> Data section
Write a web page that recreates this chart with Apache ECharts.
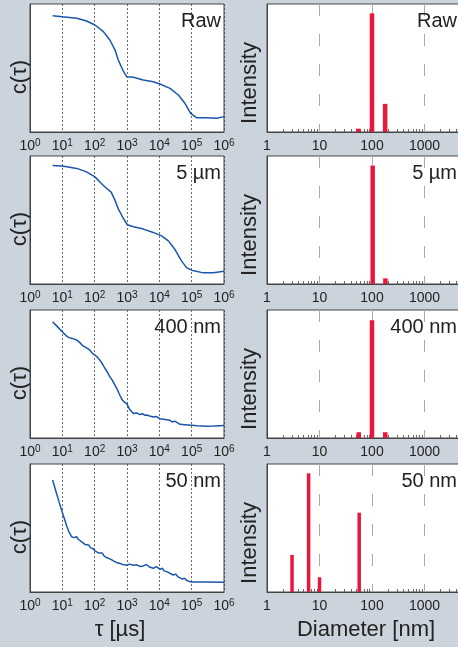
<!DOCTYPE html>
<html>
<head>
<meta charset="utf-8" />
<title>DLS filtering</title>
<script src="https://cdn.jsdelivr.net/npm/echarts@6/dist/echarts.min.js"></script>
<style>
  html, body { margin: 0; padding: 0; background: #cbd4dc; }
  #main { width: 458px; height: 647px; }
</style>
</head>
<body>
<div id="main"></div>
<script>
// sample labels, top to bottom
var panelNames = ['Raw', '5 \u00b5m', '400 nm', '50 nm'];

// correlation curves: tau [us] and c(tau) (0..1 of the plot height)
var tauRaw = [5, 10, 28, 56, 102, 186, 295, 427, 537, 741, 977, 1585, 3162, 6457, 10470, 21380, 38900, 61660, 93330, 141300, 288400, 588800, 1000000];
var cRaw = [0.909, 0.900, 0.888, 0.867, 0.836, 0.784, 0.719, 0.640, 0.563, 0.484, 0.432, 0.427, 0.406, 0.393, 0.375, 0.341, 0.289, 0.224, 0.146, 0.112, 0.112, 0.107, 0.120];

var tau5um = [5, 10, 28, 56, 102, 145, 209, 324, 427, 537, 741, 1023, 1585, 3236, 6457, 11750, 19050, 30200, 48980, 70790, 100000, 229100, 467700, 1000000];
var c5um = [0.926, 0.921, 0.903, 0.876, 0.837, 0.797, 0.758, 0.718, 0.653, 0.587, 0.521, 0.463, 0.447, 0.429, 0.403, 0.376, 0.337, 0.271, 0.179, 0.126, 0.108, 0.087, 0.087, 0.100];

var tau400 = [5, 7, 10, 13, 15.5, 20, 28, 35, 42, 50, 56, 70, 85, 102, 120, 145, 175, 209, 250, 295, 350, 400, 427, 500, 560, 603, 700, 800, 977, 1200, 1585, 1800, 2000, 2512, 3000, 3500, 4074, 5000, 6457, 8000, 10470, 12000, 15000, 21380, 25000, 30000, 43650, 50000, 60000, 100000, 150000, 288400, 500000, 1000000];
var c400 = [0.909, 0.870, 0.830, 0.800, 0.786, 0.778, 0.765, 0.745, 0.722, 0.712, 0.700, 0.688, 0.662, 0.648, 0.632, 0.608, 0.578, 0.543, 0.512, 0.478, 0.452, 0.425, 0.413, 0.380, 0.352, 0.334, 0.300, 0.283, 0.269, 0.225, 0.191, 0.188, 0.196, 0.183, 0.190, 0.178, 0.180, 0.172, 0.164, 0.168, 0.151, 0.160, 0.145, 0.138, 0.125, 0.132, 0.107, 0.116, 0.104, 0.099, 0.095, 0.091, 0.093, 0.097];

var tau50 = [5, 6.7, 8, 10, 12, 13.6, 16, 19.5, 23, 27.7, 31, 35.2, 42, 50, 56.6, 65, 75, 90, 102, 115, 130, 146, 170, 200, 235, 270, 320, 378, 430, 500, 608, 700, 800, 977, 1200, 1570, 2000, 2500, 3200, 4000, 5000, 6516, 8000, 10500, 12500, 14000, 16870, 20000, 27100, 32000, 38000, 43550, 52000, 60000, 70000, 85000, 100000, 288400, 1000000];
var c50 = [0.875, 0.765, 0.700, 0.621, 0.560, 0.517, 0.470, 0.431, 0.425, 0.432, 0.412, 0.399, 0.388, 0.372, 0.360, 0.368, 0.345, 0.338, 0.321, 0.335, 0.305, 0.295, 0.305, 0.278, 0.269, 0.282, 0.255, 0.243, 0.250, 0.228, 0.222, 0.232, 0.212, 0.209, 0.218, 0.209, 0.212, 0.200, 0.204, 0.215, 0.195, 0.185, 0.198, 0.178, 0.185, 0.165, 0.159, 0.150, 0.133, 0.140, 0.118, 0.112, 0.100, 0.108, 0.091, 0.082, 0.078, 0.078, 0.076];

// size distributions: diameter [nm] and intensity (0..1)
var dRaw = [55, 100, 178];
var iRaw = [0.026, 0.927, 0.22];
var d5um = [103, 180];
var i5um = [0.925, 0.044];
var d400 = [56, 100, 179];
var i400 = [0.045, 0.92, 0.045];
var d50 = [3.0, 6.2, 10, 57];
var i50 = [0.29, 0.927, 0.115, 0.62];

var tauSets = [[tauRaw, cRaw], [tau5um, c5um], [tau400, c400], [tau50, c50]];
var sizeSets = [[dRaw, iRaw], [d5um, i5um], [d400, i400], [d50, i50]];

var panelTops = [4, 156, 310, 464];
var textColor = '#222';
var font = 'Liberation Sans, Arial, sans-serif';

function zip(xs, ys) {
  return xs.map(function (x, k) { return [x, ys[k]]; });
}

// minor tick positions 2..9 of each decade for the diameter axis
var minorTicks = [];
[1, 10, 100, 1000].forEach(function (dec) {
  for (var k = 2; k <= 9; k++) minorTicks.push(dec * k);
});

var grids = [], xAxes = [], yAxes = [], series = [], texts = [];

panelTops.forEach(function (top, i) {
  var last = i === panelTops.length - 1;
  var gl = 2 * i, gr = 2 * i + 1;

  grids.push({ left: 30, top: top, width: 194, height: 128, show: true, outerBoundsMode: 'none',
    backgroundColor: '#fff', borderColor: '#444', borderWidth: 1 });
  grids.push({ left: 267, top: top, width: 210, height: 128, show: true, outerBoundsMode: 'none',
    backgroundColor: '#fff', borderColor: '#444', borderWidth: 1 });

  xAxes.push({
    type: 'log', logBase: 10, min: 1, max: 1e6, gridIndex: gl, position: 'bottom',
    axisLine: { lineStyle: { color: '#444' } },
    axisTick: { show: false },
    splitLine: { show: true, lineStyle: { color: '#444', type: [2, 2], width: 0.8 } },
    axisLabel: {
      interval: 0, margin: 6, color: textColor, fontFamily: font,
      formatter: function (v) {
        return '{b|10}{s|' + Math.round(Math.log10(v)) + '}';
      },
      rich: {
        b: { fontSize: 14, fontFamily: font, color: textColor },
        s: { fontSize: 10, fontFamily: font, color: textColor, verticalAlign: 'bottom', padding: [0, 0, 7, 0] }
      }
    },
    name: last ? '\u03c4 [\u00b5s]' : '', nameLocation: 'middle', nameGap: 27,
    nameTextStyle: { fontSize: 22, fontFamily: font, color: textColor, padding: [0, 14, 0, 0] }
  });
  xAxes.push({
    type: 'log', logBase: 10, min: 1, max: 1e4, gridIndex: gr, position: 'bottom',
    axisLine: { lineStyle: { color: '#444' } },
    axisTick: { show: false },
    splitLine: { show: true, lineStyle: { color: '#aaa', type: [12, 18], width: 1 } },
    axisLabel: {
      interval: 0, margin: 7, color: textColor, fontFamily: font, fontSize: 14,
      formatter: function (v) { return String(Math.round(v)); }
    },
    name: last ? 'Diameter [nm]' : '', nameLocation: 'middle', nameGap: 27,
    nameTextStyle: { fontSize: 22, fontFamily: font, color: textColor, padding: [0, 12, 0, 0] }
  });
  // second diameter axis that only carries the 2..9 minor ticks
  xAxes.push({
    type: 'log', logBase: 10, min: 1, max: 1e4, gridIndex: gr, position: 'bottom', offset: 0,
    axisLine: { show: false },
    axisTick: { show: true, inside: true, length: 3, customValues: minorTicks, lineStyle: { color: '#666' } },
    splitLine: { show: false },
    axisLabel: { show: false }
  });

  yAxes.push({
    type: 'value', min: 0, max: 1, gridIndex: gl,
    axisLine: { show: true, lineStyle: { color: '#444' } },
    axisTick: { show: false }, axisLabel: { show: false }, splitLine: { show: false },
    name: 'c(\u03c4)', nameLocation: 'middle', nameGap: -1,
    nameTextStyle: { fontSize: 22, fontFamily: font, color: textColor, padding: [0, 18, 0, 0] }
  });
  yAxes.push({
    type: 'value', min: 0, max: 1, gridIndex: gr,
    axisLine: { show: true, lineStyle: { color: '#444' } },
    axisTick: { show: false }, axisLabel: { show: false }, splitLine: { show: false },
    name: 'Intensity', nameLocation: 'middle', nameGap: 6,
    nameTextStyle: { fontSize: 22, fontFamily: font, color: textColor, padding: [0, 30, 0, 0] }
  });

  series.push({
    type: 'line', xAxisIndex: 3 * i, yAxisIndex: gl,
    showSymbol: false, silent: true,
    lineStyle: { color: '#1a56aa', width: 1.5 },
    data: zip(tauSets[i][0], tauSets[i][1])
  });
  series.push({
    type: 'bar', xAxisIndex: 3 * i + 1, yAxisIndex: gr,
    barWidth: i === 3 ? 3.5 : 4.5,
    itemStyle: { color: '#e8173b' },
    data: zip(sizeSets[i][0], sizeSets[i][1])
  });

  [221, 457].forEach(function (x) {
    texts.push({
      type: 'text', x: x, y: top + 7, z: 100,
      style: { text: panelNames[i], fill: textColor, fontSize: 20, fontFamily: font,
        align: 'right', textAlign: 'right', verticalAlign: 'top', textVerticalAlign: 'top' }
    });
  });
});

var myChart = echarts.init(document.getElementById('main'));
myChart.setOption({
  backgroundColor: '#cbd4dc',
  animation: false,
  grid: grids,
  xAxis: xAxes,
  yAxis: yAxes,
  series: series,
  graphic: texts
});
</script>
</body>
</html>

> What to work on
Repeat the listing above from its first line through the line that contains "0.112, 0.107, 0.120];", both included, and nothing more. Drop the pictures.

> The response
Write a web page that recreates this chart with Apache ECharts.
<!DOCTYPE html>
<html>
<head>
<meta charset="utf-8" />
<title>DLS filtering</title>
<script src="https://cdn.jsdelivr.net/npm/echarts@6/dist/echarts.min.js"></script>
<style>
  html, body { margin: 0; padding: 0; background: #cbd4dc; }
  #main { width: 458px; height: 647px; }
</style>
</head>
<body>
<div id="main"></div>
<script>
// sample labels, top to bottom
var panelNames = ['Raw', '5 \u00b5m', '400 nm', '50 nm'];

// correlation curves: tau [us] and c(tau) (0..1 of the plot height)
var tauRaw = [5, 10, 28, 56, 102, 186, 295, 427, 537, 741, 977, 1585, 3162, 6457, 10470, 21380, 38900, 61660, 93330, 141300, 288400, 588800, 1000000];
var cRaw = [0.909, 0.900, 0.888, 0.867, 0.836, 0.784, 0.719, 0.640, 0.563, 0.484, 0.432, 0.427, 0.406, 0.393, 0.375, 0.341, 0.289, 0.224, 0.146, 0.112, 0.112, 0.107, 0.120];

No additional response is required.